- [Task]: In this exercise, print only the lines of the records below from the one with "Write the matplotlib code for this chart." through the one with "p4_vals = [5, 84, 17, 5, 2]", inclusive. Pictures are not part of the copy.

[Start]

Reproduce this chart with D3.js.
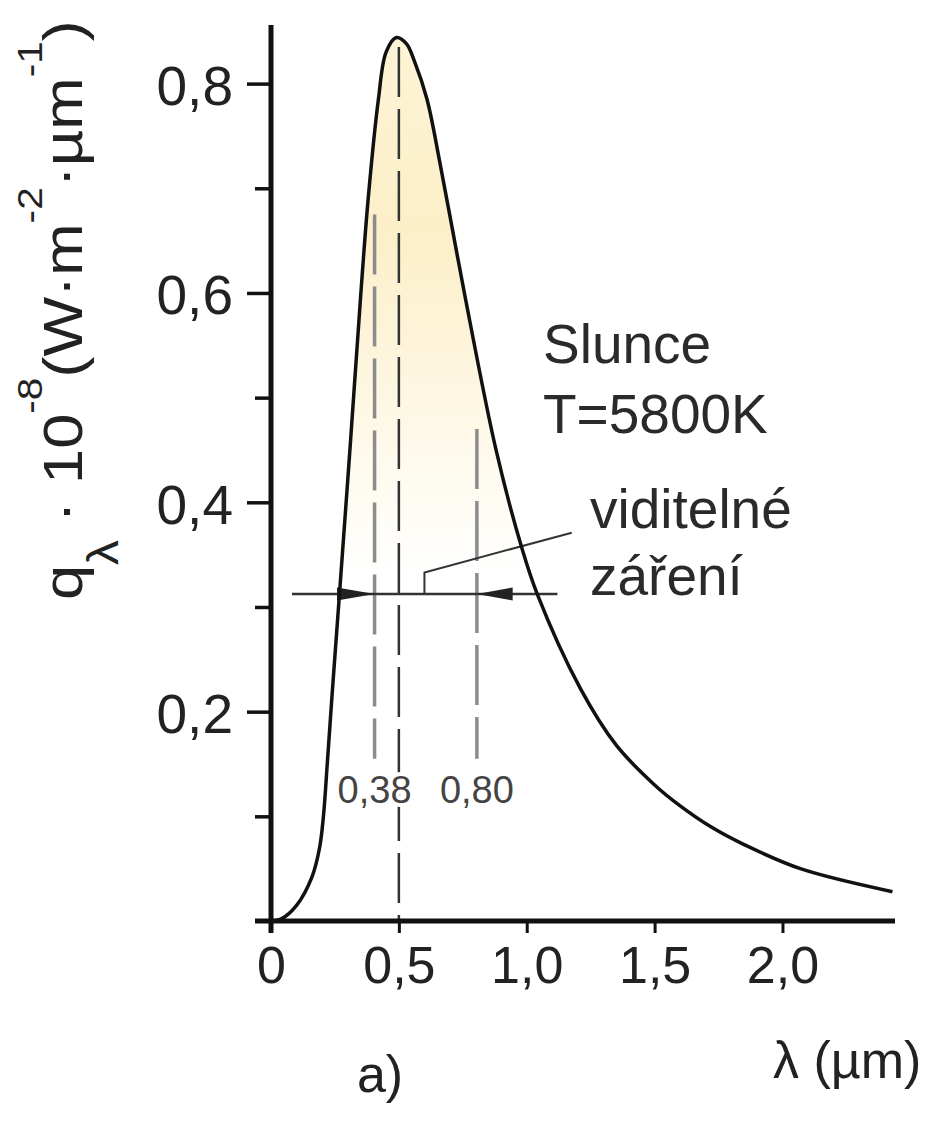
<!DOCTYPE html>
<html>
<head>
<meta charset="utf-8">
<script src="https://cdn.jsdelivr.net/npm/d3@7"></script>
<style>
  body { margin: 0; background: #fff; }
  text { font-family: "Liberation Sans", Arial, sans-serif; }
</style>
</head>
<body>
<div id="chart-area"></div>
<script>
// Spectrum of the Sun (T = 5800 K)
const lambdaUm = [0, 0.04, 0.10, 0.16, 0.19, 0.205, 0.22, 0.24, 0.27, 0.31, 0.35, 0.38, 0.42, 0.45,
                  0.49, 0.53, 0.56, 0.61, 0.66, 0.71, 0.76, 0.88, 0.98, 1.04, 1.21, 1.35, 1.50, 1.60,
                  1.72, 1.85, 2.07, 2.43];
const qLambda  = [0, 0.002, 0.015, 0.042, 0.07, 0.10, 0.15, 0.22, 0.32, 0.455, 0.595, 0.69, 0.785, 0.83,
                  0.844, 0.838, 0.822, 0.785, 0.725, 0.66, 0.595, 0.45, 0.357, 0.313, 0.222, 0.168, 0.13, 0.11,
                  0.09, 0.073, 0.050, 0.028];

const xTicks = [0, 0.5, 1.0, 1.5, 2.0];
const xTickLabels = ["0", "0,5", "1,0", "1,5", "2,0"];
const yTicks = [0.1, 0.2, 0.3, 0.4, 0.5, 0.6, 0.7, 0.8];
const yTickLabels = ["", "0,2", "", "0,4", "", "0,6", "", "0,8"];

// visible range markers (drawn position, label)
const visibleAt = [0.405, 0.805];
const visibleLabels = ["0,38", "0,80"];
const peakLambda = 0.5;
const bracketQ = 0.3125;

const width = 942, height = 1122;

const svg = d3.select("#chart-area")
  .append("svg")
    .attr("width", width)
    .attr("height", height);

const x = d3.scaleLinear().domain([0, 2.44]).range([271, 895]);
const y = d3.scaleLinear().domain([0, 0.856]).range([921, 25]);

const data = lambdaUm.map((l, i) => ({ l: l, q: qLambda[i] }));

// pale yellow fill fading downwards
const grad = svg.append("defs").append("linearGradient")
  .attr("id", "sunFill")
  .attr("gradientUnits", "userSpaceOnUse")
  .attr("x1", 0).attr("x2", 0)
  .attr("y1", y(0.84)).attr("y2", y(0.33));
grad.append("stop").attr("offset", 0).attr("stop-color", "#fdf4d6");
grad.append("stop").attr("offset", 0.35).attr("stop-color", "#fcefc8");
grad.append("stop").attr("offset", 1).attr("stop-color", "#ffffff");

const area = d3.area()
  .x(d => x(d.l))
  .y0(y(0))
  .y1(d => y(d.q))
  .curve(d3.curveCatmullRom.alpha(0.5));

svg.append("path")
  .datum(data)
  .attr("d", area)
  .attr("fill", "url(#sunFill)");

// dashed lines
svg.append("line")
  .attr("x1", x(peakLambda)).attr("x2", x(peakLambda))
  .attr("y1", y(0.835)).attr("y2", y(0))
  .attr("stroke", "#333").attr("stroke-width", 2.5)
  .attr("stroke-dasharray", "50,12");

svg.selectAll(".visLine")
  .data(visibleAt)
  .enter().append("line")
    .attr("class", "visLine")
    .attr("x1", d => x(d)).attr("x2", d => x(d))
    .attr("y1", (d, i) => i === 0 ? y(0.675) : y(0.47))
    .attr("y2", y(0.155))
    .attr("stroke", "#8c8c8c").attr("stroke-width", 3.5)
    .attr("stroke-dasharray", "60,12");

svg.selectAll(".visLabel")
  .data(visibleAt)
  .enter().append("text")
    .attr("class", "visLabel")
    .attr("x", d => x(d))
    .attr("y", y(0.113))
    .attr("text-anchor", "middle")
    .attr("font-size", 38)
    .attr("fill", "#444")
    .attr("stroke", "#fff").attr("stroke-width", 8)
    .attr("paint-order", "stroke")
    .text((d, i) => visibleLabels[i]);

// bracket for the visible radiation
svg.append("line")
  .attr("x1", x(0.082)).attr("x2", x(1.12))
  .attr("y1", y(bracketQ)).attr("y2", y(bracketQ))
  .attr("stroke", "#333").attr("stroke-width", 2.5);

const arrowHead = (tip, base, hw) =>
  [[x(tip), y(bracketQ)], [x(base), y(bracketQ) - hw], [x(base), y(bracketQ) + hw]];

svg.selectAll(".arrowHead")
  .data([arrowHead(visibleAt[0], 0.258, 6.5), arrowHead(visibleAt[1], 0.945, 6.5)])
  .enter().append("polygon")
    .attr("class", "arrowHead")
    .attr("points", d => d.join(" "))
    .attr("fill", "#222");

svg.append("polyline")
  .attr("points", [[x(0.60), y(bracketQ)], [x(0.60), y(0.333)], [x(1.176), y(0.371)]].join(" "))
  .attr("fill", "none")
  .attr("stroke", "#333").attr("stroke-width", 2);

// the curve
const line = d3.line()
  .x(d => x(d.l))
  .y(d => y(d.q))
  .curve(d3.curveCatmullRom.alpha(0.5));

svg.append("path")
  .datum(data)
  .attr("d", line)
  .attr("fill", "none")
  .attr("stroke", "#111")
  .attr("stroke-width", 3.5);

// axes
const xAxis = d3.axisBottom(x)
  .tickValues(xTicks)
  .tickFormat((d, i) => xTickLabels[i])
  .tickSize(12)
  .tickSizeOuter(0);

const gx = svg.append("g")
  .attr("transform", "translate(0," + y(0) + ")")
  .call(xAxis);
gx.select(".domain").remove();
gx.selectAll(".tick line").attr("stroke", "#111").attr("stroke-width", 3);
gx.selectAll(".tick text")
  .attr("y", 62).attr("dy", null)
  .attr("font-size", 52)
  .attr("font-family", "Liberation Sans, Arial, sans-serif")
  .attr("fill", "#222");

const yAxis = d3.axisLeft(y)
  .tickValues(yTicks)
  .tickFormat((d, i) => yTickLabels[i])
  .tickSizeOuter(0);

const gy = svg.append("g")
  .attr("transform", "translate(" + x(0) + ",0)")
  .call(yAxis);
gy.select(".domain").remove();
gy.selectAll(".tick line")
  .attr("x2", (d, i) => yTickLabels[i] ? -24 : -16)
  .attr("stroke", "#111").attr("stroke-width", 3.5);
gy.selectAll(".tick text")
  .attr("x", -38).attr("dy", "0.38em")
  .attr("font-size", 55)
  .attr("font-family", "Liberation Sans, Arial, sans-serif")
  .attr("fill", "#222");

// axis lines
svg.append("line")
  .attr("x1", x(0)).attr("x2", x(0))
  .attr("y1", y(0) + 12).attr("y2", y(0.856))
  .attr("stroke", "#111").attr("stroke-width", 5);
svg.append("line")
  .attr("x1", x(0) - 16).attr("x2", x(2.44))
  .attr("y1", y(0)).attr("y2", y(0))
  .attr("stroke", "#111").attr("stroke-width", 5);

// texts
const note = (tx, ty, s) => svg.append("text")
  .attr("x", tx).attr("y", ty)
  .attr("font-size", 55).attr("fill", "#2a2a2a")
  .text(s);
note(543, 363, "Slunce");
note(543, 433, "T=5800K");
note(590, 528, "viditelné");
note(590, 595, "záření");

svg.append("text")
  .attr("x", 380).attr("y", 1092)
  .attr("text-anchor", "middle")
  .attr("font-size", 52).attr("fill", "#222")
  .text("a)");

svg.append("text")
  .attr("x", 773).attr("y", 1078)
  .attr("font-size", 52).attr("fill", "#222")
  .text("λ (µm)");

// y axis title, rotated
const title = svg.append("text")
  .attr("font-size", 56)
  .attr("fill", "#222");
title.append("tspan").text("q");
title.append("tspan").attr("font-size", 44).attr("dy", 36).text("λ");
title.append("tspan").attr("dy", -36).text(" · 10");
title.append("tspan").attr("font-size", 36).attr("dy", -40).text("-8");
title.append("tspan").attr("dy", 40).text("(W·m");
title.append("tspan").attr("font-size", 36).attr("dy", -40).text("-2");
title.append("tspan").attr("dy", 40).text("·µm");
title.append("tspan").attr("font-size", 36).attr("dy", -40).text("-1");
title.append("tspan").attr("dy", 40).text(")");

const len = title.node().getComputedTextLength();
title.attr("transform", "translate(82,600) rotate(-90) scale(" + (580 / len) + ",1)");
</script>
</body>
</html>
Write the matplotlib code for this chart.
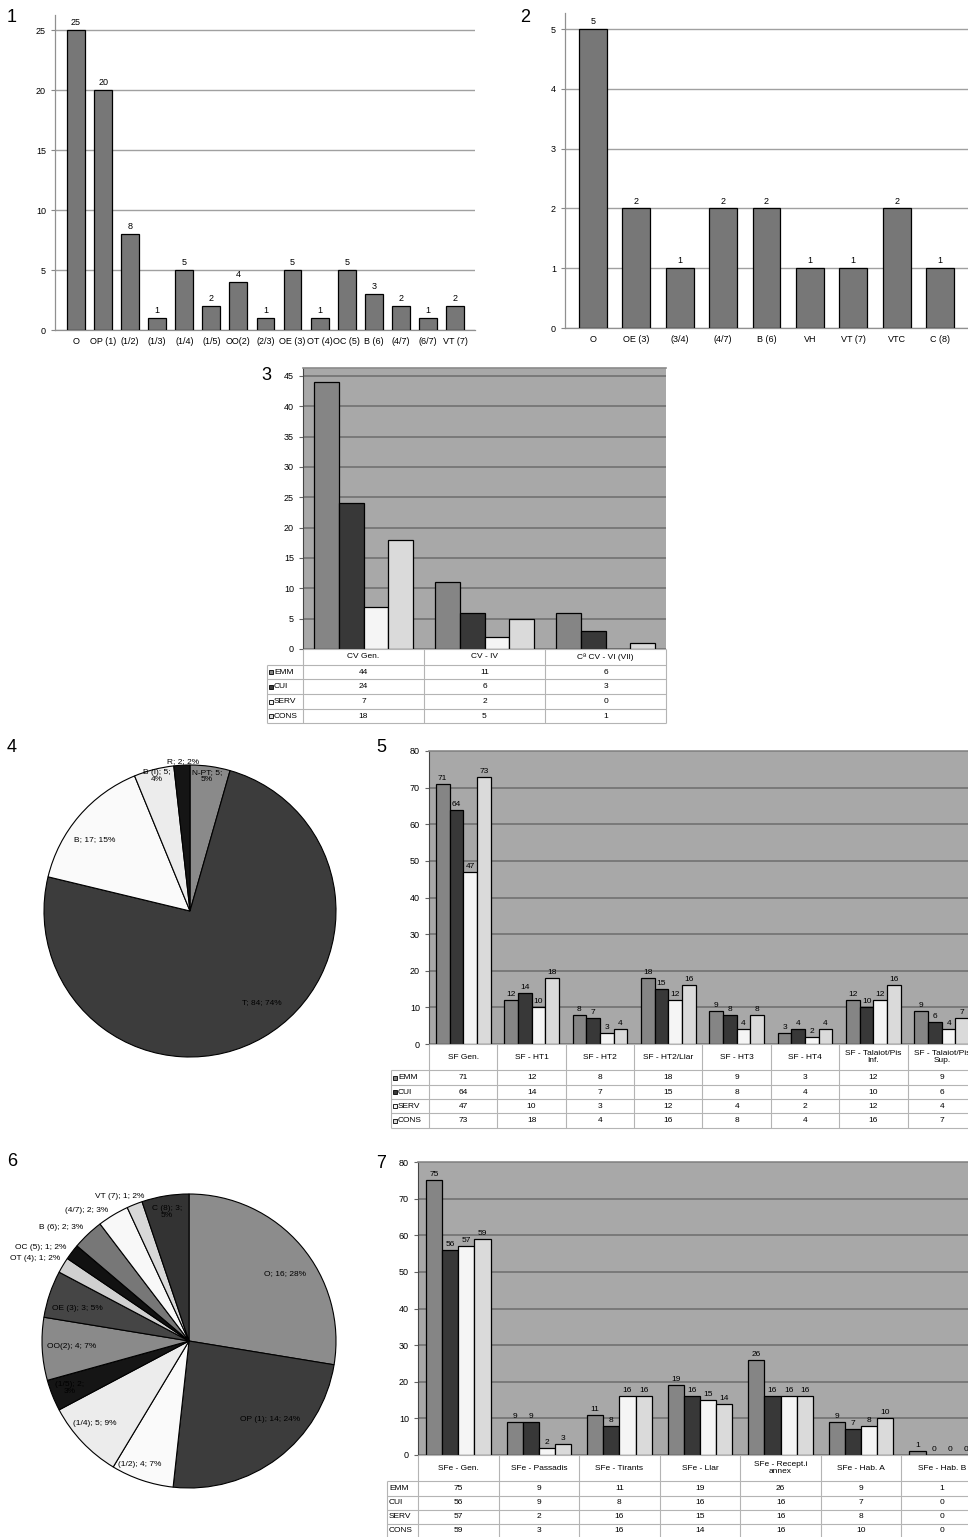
import numpy as np
import matplotlib
matplotlib.use('Agg')
import matplotlib.pyplot as plt

plt.rcParams['font.family'] = ['Liberation Sans', 'DejaVu Sans']

# ---------------- data ----------------
p1_cats = ['O', 'OP (1)', '(1/2)', '(1/3)', '(1/4)', '(1/5)', 'OO(2)', '(2/3)',
           'OE (3)', 'OT (4)', 'OC (5)', 'B (6)', '(4/7)', '(6/7)', 'VT (7)']
p1_vals = [25, 20, 8, 1, 5, 2, 4, 1, 5, 1, 5, 3, 2, 1, 2]

p2_cats = ['O', 'OE (3)', '(3/4)', '(4/7)', 'B (6)', 'VH', 'VT (7)', 'VTC', 'C (8)']
p2_vals = [5, 2, 1, 2, 2, 1, 1, 2, 1]

series_names = ['EMM', 'CUI', 'SERV', 'CONS']

p3_cats = ['CV Gen.', 'CV - IV', 'Cª CV - VI (VII)']
p3_emm = [44, 11, 6]
p3_cui = [24, 6, 3]
p3_serv = [7, 2, 0]
p3_cons = [18, 5, 1]

p4_labels = ['N-PT; 5;\n5%', 'T; 84; 74%', 'B; 17; 15%', 'B (I); 5;\n4%', 'R; 2; 2%']
p4_vals = [5, 84, 17, 5, 2]

p5_cats = ['SF Gen.', 'SF - HT1', 'SF - HT2', 'SF - HT2/Llar', 'SF - HT3', 'SF - HT4',
           'SF - Talaiot/Pis\nInf.', 'SF - Talaiot/Pis\nSup.']
p5_emm = [71, 12, 8, 18, 9, 3, 12, 9]
p5_cui = [64, 14, 7, 15, 8, 4, 10, 6]
p5_serv = [47, 10, 3, 12, 4, 2, 12, 4]
p5_cons = [73, 18, 4, 16, 8, 4, 16, 7]

p6_labels = ['O; 16; 28%', 'OP (1); 14; 24%', '(1/2); 4; 7%', '(1/4); 5; 9%', '(1/5); 2;\n3%',
             'OO(2); 4; 7%', 'OE (3); 3; 5%', 'OT (4); 1; 2%', 'OC (5); 1; 2%', 'B (6); 2; 3%',
             '(4/7); 2; 3%', 'VT (7); 1; 2%', 'C (8); 3;\n5%']
p6_vals = [16, 14, 4, 5, 2, 4, 3, 1, 1, 2, 2, 1, 3]

p7_cats = ['SFe - Gen.', 'SFe - Passadis', 'SFe - Tirants', 'SFe - Llar',
           'SFe - Recept.i\nannex', 'SFe - Hab. A', 'SFe - Hab. B']
p7_emm = [75, 9, 11, 19, 26, 9, 1]
p7_cui = [56, 9, 8, 16, 16, 7, 0]
p7_serv = [57, 2, 16, 15, 16, 8, 0]
p7_cons = [59, 3, 16, 14, 16, 10, 0]

# ---------------- styles ----------------
W, H = 968, 1537
fig = plt.figure(figsize=(W / 100, H / 100), dpi=100)
fig.patch.set_facecolor('white')


def rect(l, t, r, b):
    return [l / W, 1 - b / H, (r - l) / W, (b - t) / H]


series_colors = ['#858585', '#383838', '#f5f5f5', '#dadada']
BG = '#a8a8a8'
FS = 6.5


def simple_bars(ax, cats, vals, xlim, ylim, yticks, width):
    x = np.arange(len(cats))
    bars = ax.bar(x, vals, width, color='#777777', edgecolor='black', lw=0.9, zorder=3)
    ax.bar_label(bars, padding=2, fontsize=FS)
    ax.set_xlim(*xlim)
    ax.set_ylim(*ylim)
    ax.set_xticks(x, cats, fontsize=FS)
    ax.tick_params(axis='x', length=0, pad=5)
    ax.set_yticks(yticks)
    ax.tick_params(axis='y', labelsize=FS, length=3, color='#888888', width=0.8)
    ax.yaxis.grid(True, color='#a0a0a0', lw=1.0)
    ax.set_axisbelow(True)
    for s in ['top', 'right']:
        ax.spines[s].set_visible(False)
    for s in ['left', 'bottom']:
        ax.spines[s].set_color('#909090')
        ax.spines[s].set_linewidth(0.9)


def grouped(ax, tax, cats, data, ylim, yticks, rows_px, label_px, col_px, keys=True,
            w=0.2, values=True):
    n = len(cats)
    x = np.arange(n)
    for i, vals in enumerate(data):
        b = ax.bar(x + (i - 1.5) * w, vals, w, color=series_colors[i], edgecolor='black',
                   lw=0.9, zorder=3)
        if values:
            ax.bar_label(b, padding=1.5, fontsize=6)
    ax.set_facecolor(BG)
    ax.set_xlim(-0.5, n - 0.5)
    ax.set_ylim(*ylim)
    ax.set_xticks([])
    ax.set_yticks(yticks)
    ax.tick_params(axis='y', labelsize=FS, length=3, width=0.8, color='#666666')
    ax.yaxis.grid(True, color='#767676', lw=1.3)
    ax.set_axisbelow(True)
    ax.spines['bottom'].set_visible(False)
    ax.spines['right'].set_visible(False)
    ax.spines['left'].set_color('#444444')
    ax.spines['top'].set_color('#8a8a8a')
    ax.spines['top'].set_linewidth(1.2)

    lu = label_px / col_px
    x0 = -0.5 - lu
    tax.set_xlim(x0, n - 0.5)
    tax.set_ylim(rows_px[-1], rows_px[0])
    tax.axis('off')
    lc = '#b4b4b4'
    tax.hlines(rows_px[0], -0.5, n - 0.5, color=lc, lw=0.8, clip_on=False)
    for yy in rows_px[1:]:
        tax.hlines(yy, x0, n - 0.5, color=lc, lw=0.8, clip_on=False)
    for k in range(n + 1):
        tax.vlines(-0.5 + k, rows_px[0], rows_px[-1], color=lc, lw=0.8, clip_on=False)
    tax.vlines(x0, rows_px[1], rows_px[-1], color=lc, lw=0.8, clip_on=False)
    hy = (rows_px[0] + rows_px[1]) / 2
    for k, c in enumerate(cats):
        tax.text(k, hy, c, ha='center', va='center', fontsize=6, linespacing=1.0)
    for i, vals in enumerate(data):
        ry = (rows_px[i + 1] + rows_px[i + 2]) / 2
        for k, v in enumerate(vals):
            tax.text(k, ry, str(v), ha='center', va='center', fontsize=6)
        if keys:
            kx = x0 + 4 / col_px
            tax.plot([kx], [ry], marker='s', ms=3.3, mfc=series_colors[i], mec='black',
                     mew=0.6, ls='none', clip_on=False)
            tax.text(kx + 3 / col_px, ry, series_names[i], ha='left', va='center', fontsize=6)
        else:
            tax.text(x0 + 2 / col_px, ry, series_names[i], ha='left', va='center', fontsize=6)


def pie_panel(ax, vals, colors, labels, label_pos):
    ax.pie(vals, colors=colors, startangle=90, counterclock=False, radius=1,
           wedgeprops=dict(edgecolor='black', linewidth=0.8))
    ax.set_xlim(-1, 1)
    ax.set_ylim(-1, 1)
    ax.set_aspect('equal')
    for lab, (lx, ly) in zip(labels, label_pos):
        ax.text(lx, ly, lab, ha='center', va='center', fontsize=6, linespacing=1.0,
                clip_on=False)


# ---------------- panel 1 ----------------
ax1 = fig.add_axes(rect(55, 15, 475, 330))
simple_bars(ax1, p1_cats, p1_vals, (-0.776, 14.74), (0, 26.25), [0, 5, 10, 15, 20, 25], 0.66)

# ---------------- panel 2 ----------------
ax2 = fig.add_axes(rect(565, 13, 968, 328))
simple_bars(ax2, p2_cats, p2_vals, (-0.645, 8.645), (0, 5.27), [0, 1, 2, 3, 4, 5], 0.645)

# ---------------- panel 3 ----------------
ax3 = fig.add_axes(rect(303, 368, 666, 649))
tax3 = fig.add_axes(rect(267, 649, 666, 723))
grouped(ax3, tax3, p3_cats, [p3_emm, p3_cui, p3_serv, p3_cons], (0, 46.3),
        [0, 5, 10, 15, 20, 25, 30, 35, 40, 45], [649, 665, 679, 694, 709, 723], 36, 121,
        w=0.205, values=False)

# ---------------- panel 4 ----------------
cx4, cy4, r4 = 190, 911, 146
ax4 = fig.add_axes(rect(cx4 - r4, cy4 - r4, cx4 + r4, cy4 + r4))
p4_colors = ['#8a8a8a', '#3c3c3c', '#fafafa', '#ececec', '#151515']
p4_pos = [(0.116, 0.925), (0.493, -0.63), (-0.65, 0.486), (-0.226, 0.925), (-0.048, 1.027)]
pie_panel(ax4, p4_vals, p4_colors, p4_labels, p4_pos)

# ---------------- panel 5 ----------------
ax5 = fig.add_axes(rect(429, 751, 976, 1044))
tax5 = fig.add_axes(rect(391, 1044, 976, 1128))
grouped(ax5, tax5, p5_cats, [p5_emm, p5_cui, p5_serv, p5_cons], (0, 80),
        [0, 10, 20, 30, 40, 50, 60, 70, 80], [1044, 1070, 1085, 1099, 1113, 1128], 38, 68.4)

# ---------------- panel 6 ----------------
cx6, cy6, r6 = 189, 1341, 147
ax6 = fig.add_axes(rect(cx6 - r6, cy6 - r6, cx6 + r6, cy6 + r6))
p6_colors = ['#8c8c8c', '#3c3c3c', '#fafafa', '#ececec', '#151515', '#8a8a8a', '#454545',
             '#d0d0d0', '#111111', '#777777', '#f8f8f8', '#d8d8d8', '#333333']
p6_pos = [(0.653, 0.456), (0.551, -0.537), (-0.333, -0.837), (-0.639, -0.558), (-0.81, -0.32),
          (-0.796, -0.04), (-0.762, 0.224), (-1.048, 0.558), (-1.007, 0.639), (-0.871, 0.769),
          (-0.694, 0.891), (-0.469, 0.98), (-0.15, 0.878)]
pie_panel(ax6, p6_vals, p6_colors, p6_labels, p6_pos)

# ---------------- panel 7 ----------------
ax7 = fig.add_axes(rect(418, 1162, 982, 1455))
tax7 = fig.add_axes(rect(387, 1455, 982, 1538))
grouped(ax7, tax7, p7_cats, [p7_emm, p7_cui, p7_serv, p7_cons], (0, 80),
        [0, 10, 20, 30, 40, 50, 60, 70, 80], [1455, 1481, 1496, 1510, 1524, 1538], 31, 80.6,
        keys=False)

# ---------------- panel numbers ----------------
for num, (px, py) in zip(['1', '2', '3', '4', '5', '6', '7'],
                         [(12, 18), (525, 17), (266, 376), (12, 748), (381, 747), (12, 1161), (381, 1163)]):
    fig.text(px / W, 1 - py / H, num, fontsize=13, ha='center', va='center')

fig.savefig('out.png', dpi=100, facecolor='white')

[End]

- [Solution for this exercise]:
Write the matplotlib code for this chart.
import numpy as np
import matplotlib
matplotlib.use('Agg')
import matplotlib.pyplot as plt

plt.rcParams['font.family'] = ['Liberation Sans', 'DejaVu Sans']

# ---------------- data ----------------
p1_cats = ['O', 'OP (1)', '(1/2)', '(1/3)', '(1/4)', '(1/5)', 'OO(2)', '(2/3)',
           'OE (3)', 'OT (4)', 'OC (5)', 'B (6)', '(4/7)', '(6/7)', 'VT (7)']
p1_vals = [25, 20, 8, 1, 5, 2, 4, 1, 5, 1, 5, 3, 2, 1, 2]

p2_cats = ['O', 'OE (3)', '(3/4)', '(4/7)', 'B (6)', 'VH', 'VT (7)', 'VTC', 'C (8)']
p2_vals = [5, 2, 1, 2, 2, 1, 1, 2, 1]

series_names = ['EMM', 'CUI', 'SERV', 'CONS']

p3_cats = ['CV Gen.', 'CV - IV', 'Cª CV - VI (VII)']
p3_emm = [44, 11, 6]
p3_cui = [24, 6, 3]
p3_serv = [7, 2, 0]
p3_cons = [18, 5, 1]

p4_labels = ['N-PT; 5;\n5%', 'T; 84; 74%', 'B; 17; 15%', 'B (I); 5;\n4%', 'R; 2; 2%']
p4_vals = [5, 84, 17, 5, 2]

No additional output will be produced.